[Start Provided data]

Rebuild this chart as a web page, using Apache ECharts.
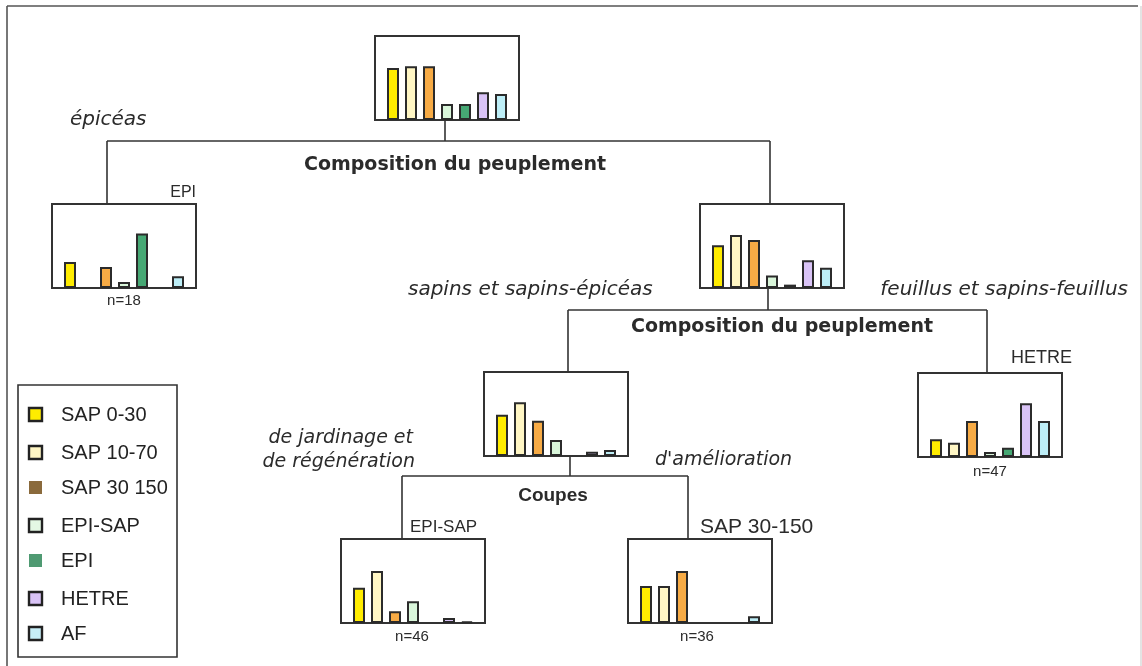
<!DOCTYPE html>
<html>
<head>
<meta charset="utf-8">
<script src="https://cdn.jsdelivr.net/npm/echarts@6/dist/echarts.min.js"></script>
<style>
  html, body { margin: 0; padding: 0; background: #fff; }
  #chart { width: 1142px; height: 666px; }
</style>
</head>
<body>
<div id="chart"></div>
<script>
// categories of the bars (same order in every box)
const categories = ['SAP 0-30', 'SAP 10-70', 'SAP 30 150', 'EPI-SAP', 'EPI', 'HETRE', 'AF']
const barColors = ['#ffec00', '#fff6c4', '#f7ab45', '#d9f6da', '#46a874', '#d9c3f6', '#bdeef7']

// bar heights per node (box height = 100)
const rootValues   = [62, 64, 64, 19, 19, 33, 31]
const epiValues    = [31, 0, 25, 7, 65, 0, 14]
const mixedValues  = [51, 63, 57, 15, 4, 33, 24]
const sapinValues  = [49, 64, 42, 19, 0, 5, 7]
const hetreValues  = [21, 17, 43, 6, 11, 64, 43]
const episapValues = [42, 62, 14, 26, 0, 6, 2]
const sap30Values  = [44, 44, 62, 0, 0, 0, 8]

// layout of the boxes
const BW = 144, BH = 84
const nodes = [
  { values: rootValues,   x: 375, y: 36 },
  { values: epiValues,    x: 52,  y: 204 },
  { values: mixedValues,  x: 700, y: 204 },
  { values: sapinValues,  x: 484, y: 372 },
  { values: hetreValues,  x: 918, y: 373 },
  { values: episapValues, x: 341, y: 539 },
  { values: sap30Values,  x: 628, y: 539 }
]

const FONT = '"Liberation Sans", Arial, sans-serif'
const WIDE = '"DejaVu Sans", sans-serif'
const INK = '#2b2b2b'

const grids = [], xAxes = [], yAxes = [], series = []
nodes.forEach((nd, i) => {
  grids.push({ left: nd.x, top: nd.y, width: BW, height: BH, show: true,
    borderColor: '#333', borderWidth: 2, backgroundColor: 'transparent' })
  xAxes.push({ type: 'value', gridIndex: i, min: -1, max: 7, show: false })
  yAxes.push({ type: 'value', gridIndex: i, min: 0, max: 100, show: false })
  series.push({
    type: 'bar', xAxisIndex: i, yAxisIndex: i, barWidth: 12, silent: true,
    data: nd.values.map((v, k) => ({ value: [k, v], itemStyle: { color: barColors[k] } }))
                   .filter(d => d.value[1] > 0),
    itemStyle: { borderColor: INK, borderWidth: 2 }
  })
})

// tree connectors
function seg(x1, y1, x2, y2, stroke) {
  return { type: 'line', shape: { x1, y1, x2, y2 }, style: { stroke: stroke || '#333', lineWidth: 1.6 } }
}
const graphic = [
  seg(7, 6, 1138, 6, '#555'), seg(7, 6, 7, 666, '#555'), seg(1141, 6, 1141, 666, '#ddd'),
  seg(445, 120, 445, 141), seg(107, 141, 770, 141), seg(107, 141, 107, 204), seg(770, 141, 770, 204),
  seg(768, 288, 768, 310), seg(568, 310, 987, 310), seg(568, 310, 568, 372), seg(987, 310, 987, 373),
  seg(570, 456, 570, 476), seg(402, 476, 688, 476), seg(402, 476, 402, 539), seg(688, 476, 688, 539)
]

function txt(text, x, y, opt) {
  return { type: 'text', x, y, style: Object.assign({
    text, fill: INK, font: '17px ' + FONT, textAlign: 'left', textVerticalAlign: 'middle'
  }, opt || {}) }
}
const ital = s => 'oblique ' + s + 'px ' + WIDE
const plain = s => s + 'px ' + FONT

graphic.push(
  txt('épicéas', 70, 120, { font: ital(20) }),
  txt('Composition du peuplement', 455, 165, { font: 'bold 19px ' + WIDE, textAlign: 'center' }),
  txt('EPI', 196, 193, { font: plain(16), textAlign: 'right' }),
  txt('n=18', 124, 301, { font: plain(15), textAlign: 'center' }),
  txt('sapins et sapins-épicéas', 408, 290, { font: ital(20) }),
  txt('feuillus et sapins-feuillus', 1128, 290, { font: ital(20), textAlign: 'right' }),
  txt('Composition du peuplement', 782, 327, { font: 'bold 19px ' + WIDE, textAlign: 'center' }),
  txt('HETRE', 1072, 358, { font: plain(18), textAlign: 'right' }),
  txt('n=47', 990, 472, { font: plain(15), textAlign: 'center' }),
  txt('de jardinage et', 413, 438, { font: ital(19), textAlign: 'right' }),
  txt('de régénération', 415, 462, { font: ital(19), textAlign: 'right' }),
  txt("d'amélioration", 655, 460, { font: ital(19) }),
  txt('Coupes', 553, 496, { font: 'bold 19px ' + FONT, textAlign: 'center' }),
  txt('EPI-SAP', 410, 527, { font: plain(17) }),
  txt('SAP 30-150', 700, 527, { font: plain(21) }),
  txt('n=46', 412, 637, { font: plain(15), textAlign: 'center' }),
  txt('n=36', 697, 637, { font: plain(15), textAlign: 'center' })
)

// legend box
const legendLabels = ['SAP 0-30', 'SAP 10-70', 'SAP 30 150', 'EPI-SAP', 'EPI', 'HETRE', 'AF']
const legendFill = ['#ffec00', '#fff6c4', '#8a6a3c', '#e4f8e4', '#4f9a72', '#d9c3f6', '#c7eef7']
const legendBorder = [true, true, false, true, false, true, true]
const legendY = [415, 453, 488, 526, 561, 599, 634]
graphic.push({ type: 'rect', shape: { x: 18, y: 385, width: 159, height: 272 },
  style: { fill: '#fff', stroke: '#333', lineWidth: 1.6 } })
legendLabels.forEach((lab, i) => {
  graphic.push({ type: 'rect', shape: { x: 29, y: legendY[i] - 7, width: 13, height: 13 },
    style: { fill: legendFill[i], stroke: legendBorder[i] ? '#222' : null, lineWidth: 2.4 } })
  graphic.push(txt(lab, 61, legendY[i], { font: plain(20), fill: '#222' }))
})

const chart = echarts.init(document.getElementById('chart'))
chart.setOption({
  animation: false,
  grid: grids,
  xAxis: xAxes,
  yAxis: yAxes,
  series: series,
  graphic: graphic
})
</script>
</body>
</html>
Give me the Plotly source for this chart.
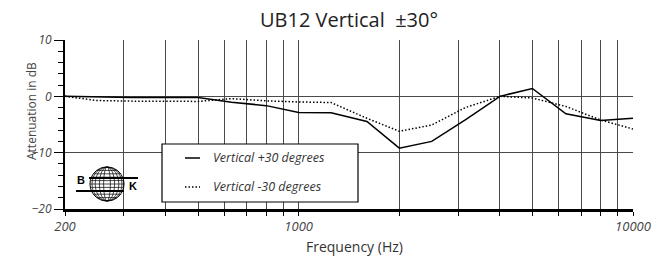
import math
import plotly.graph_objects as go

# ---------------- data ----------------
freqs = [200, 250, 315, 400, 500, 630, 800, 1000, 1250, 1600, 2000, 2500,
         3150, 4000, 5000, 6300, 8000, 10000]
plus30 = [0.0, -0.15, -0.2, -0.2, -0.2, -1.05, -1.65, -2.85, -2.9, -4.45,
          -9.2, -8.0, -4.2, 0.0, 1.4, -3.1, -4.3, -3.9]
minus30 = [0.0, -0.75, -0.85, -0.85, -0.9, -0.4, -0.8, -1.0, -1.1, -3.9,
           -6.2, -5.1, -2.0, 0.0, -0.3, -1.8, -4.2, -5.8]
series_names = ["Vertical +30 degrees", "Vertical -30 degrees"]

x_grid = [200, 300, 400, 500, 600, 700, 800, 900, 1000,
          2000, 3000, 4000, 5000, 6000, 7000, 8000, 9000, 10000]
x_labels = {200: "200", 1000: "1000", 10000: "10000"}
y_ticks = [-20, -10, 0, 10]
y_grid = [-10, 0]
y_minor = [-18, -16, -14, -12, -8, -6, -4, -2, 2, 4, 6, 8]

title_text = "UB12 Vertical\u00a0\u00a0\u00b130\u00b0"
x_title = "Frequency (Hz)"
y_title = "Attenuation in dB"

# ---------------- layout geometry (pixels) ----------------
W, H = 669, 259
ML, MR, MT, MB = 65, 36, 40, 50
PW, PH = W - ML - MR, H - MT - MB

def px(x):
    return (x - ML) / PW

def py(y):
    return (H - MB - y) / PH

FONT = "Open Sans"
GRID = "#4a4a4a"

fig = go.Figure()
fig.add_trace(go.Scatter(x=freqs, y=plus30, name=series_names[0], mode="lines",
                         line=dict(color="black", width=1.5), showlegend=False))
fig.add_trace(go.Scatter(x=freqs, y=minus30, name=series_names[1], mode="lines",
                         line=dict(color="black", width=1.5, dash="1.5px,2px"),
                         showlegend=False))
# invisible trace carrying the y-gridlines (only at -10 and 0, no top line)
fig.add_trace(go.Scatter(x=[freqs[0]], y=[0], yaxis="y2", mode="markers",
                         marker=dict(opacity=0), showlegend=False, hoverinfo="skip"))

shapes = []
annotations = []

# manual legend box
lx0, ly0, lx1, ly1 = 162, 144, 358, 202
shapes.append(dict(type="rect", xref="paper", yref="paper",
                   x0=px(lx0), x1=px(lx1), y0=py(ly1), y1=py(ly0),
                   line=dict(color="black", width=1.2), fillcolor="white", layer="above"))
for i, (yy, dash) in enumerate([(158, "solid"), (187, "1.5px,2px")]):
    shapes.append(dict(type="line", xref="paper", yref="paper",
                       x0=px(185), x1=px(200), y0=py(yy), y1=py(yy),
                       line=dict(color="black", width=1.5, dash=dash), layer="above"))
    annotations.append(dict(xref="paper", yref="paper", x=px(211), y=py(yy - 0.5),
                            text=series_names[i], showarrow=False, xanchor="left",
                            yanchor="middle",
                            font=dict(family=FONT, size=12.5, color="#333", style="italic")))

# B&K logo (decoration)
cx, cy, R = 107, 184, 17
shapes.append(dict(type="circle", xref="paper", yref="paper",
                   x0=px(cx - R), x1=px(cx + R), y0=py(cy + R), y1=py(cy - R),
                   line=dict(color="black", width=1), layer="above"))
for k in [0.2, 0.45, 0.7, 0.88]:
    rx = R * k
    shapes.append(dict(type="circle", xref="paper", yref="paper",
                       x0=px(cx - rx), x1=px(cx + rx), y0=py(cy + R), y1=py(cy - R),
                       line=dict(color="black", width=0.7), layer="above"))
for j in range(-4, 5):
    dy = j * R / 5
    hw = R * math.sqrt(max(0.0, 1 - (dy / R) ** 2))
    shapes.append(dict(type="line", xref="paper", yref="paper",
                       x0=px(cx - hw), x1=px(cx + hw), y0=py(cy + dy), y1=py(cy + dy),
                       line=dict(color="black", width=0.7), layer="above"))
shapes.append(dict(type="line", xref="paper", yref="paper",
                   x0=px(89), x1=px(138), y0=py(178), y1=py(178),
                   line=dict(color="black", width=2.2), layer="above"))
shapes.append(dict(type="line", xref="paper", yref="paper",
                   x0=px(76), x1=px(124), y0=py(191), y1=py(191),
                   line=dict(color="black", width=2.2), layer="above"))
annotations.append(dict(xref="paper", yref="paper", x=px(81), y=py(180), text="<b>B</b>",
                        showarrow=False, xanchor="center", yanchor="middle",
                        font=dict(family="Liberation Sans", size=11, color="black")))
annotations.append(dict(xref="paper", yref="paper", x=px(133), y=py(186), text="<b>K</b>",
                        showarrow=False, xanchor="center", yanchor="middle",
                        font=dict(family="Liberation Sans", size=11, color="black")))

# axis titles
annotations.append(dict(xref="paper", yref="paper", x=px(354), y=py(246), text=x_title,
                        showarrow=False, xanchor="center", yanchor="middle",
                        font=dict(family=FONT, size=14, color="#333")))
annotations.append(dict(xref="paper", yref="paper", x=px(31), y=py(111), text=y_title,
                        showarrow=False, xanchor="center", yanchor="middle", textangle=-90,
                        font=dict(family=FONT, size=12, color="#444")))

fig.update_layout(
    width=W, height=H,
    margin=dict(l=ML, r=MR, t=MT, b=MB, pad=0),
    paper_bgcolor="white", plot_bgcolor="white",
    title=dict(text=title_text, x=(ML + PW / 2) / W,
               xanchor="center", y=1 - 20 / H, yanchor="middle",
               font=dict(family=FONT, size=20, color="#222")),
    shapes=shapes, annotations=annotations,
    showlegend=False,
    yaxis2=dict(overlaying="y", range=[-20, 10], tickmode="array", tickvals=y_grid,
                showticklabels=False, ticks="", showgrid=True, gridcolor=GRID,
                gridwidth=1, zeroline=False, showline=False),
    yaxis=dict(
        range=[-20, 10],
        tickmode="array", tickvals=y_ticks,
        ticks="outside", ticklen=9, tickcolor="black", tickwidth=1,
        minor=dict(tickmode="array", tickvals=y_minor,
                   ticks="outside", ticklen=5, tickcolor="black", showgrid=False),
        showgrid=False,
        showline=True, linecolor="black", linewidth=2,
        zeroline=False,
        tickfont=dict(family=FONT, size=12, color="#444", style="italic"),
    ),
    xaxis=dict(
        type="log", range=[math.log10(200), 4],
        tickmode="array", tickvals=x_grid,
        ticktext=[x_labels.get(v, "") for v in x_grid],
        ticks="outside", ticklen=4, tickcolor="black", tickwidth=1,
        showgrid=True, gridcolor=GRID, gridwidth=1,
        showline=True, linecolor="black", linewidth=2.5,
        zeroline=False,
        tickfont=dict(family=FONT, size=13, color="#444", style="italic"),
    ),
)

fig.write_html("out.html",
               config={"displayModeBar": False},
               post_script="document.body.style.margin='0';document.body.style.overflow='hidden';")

[End Provided data]

= Task goal =
Please reproduce, word for word, every line from the first line of the records above through the line containing "62, 0, 0, 0, 8]", and leave out the pictures.

= Completed task =
Rebuild this chart as a web page, using Apache ECharts.
<!DOCTYPE html>
<html>
<head>
<meta charset="utf-8">
<script src="https://cdn.jsdelivr.net/npm/echarts@6/dist/echarts.min.js"></script>
<style>
  html, body { margin: 0; padding: 0; background: #fff; }
  #chart { width: 1142px; height: 666px; }
</style>
</head>
<body>
<div id="chart"></div>
<script>
// categories of the bars (same order in every box)
const categories = ['SAP 0-30', 'SAP 10-70', 'SAP 30 150', 'EPI-SAP', 'EPI', 'HETRE', 'AF']
const barColors = ['#ffec00', '#fff6c4', '#f7ab45', '#d9f6da', '#46a874', '#d9c3f6', '#bdeef7']

// bar heights per node (box height = 100)
const rootValues   = [62, 64, 64, 19, 19, 33, 31]
const epiValues    = [31, 0, 25, 7, 65, 0, 14]
const mixedValues  = [51, 63, 57, 15, 4, 33, 24]
const sapinValues  = [49, 64, 42, 19, 0, 5, 7]
const hetreValues  = [21, 17, 43, 6, 11, 64, 43]
const episapValues = [42, 62, 14, 26, 0, 6, 2]
const sap30Values  = [44, 44, 62, 0, 0, 0, 8]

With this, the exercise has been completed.